| EXERCISE INSTRUCTIONS |
Scan the lines below; pull out those with "this".

| DATA ENTRIES |
-- start --

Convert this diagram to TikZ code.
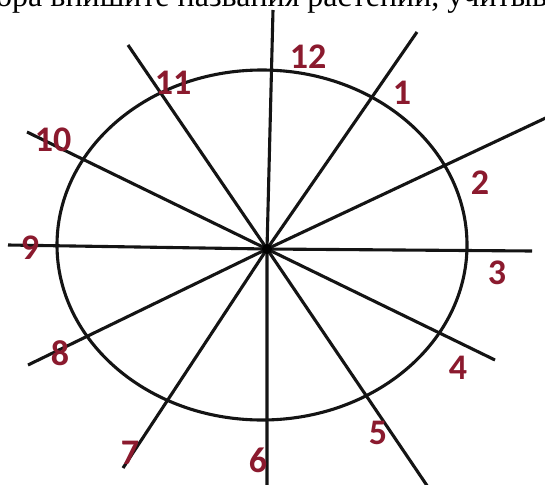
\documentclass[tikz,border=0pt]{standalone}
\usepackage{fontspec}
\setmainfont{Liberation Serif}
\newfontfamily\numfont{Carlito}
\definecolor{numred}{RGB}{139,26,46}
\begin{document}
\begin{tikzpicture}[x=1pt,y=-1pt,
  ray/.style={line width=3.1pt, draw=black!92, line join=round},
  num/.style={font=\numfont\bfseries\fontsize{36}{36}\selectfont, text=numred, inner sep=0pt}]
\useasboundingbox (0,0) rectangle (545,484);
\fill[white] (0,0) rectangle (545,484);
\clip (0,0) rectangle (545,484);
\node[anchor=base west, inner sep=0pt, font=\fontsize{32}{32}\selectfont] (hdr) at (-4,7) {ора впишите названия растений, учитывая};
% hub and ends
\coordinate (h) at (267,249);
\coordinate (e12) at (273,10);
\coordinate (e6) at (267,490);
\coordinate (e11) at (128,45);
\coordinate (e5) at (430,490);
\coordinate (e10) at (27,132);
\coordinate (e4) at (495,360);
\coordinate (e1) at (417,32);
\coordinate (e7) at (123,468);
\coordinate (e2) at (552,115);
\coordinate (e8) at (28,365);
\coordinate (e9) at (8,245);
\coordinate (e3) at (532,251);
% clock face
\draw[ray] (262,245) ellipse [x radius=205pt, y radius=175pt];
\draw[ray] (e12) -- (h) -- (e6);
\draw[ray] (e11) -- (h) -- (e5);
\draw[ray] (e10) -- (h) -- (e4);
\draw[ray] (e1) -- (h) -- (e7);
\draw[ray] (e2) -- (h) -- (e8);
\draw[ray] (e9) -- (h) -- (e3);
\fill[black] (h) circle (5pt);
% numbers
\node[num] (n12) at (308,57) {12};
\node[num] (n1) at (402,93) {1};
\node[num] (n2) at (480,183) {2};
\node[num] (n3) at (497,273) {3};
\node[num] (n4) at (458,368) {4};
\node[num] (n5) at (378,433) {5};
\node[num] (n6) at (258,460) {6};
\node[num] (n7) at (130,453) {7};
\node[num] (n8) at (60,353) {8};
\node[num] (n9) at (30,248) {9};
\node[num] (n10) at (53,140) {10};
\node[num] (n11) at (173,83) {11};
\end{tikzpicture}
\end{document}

-- end --
-- start --

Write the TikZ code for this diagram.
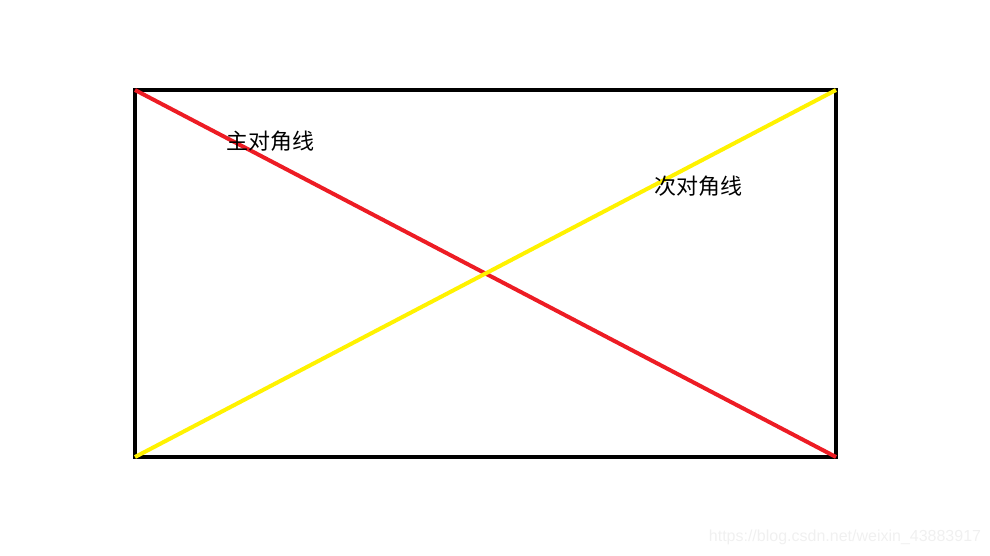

-- end --
-- start --

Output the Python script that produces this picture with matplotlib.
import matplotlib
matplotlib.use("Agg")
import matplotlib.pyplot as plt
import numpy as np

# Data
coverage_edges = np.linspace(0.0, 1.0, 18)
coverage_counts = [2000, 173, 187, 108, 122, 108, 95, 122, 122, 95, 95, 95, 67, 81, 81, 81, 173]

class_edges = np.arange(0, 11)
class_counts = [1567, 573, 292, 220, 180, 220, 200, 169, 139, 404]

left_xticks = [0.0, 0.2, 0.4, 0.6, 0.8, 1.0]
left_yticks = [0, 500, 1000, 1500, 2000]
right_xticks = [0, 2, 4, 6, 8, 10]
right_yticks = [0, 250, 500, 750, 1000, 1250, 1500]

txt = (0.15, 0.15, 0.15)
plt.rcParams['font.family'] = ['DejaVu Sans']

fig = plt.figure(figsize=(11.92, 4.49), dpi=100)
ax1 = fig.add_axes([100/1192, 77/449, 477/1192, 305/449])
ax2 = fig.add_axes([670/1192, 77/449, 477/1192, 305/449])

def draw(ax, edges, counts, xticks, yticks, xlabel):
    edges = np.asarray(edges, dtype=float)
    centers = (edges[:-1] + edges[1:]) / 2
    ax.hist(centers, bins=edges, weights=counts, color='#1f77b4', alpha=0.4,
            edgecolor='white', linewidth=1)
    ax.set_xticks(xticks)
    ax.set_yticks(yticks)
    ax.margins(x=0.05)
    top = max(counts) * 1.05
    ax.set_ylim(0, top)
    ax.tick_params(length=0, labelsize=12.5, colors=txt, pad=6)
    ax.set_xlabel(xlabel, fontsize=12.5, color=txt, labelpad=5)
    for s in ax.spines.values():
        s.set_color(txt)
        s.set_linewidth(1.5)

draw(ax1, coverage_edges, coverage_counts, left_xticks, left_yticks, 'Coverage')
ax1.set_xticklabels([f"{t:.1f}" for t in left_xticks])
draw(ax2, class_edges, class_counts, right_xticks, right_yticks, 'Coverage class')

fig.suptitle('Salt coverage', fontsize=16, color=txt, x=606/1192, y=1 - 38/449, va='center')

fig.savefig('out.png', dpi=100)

-- end --

| TASK SOLUTION |
Convert this diagram to TikZ code.
Write the TikZ code for this diagram.
Output the Python script that produces this picture with matplotlib.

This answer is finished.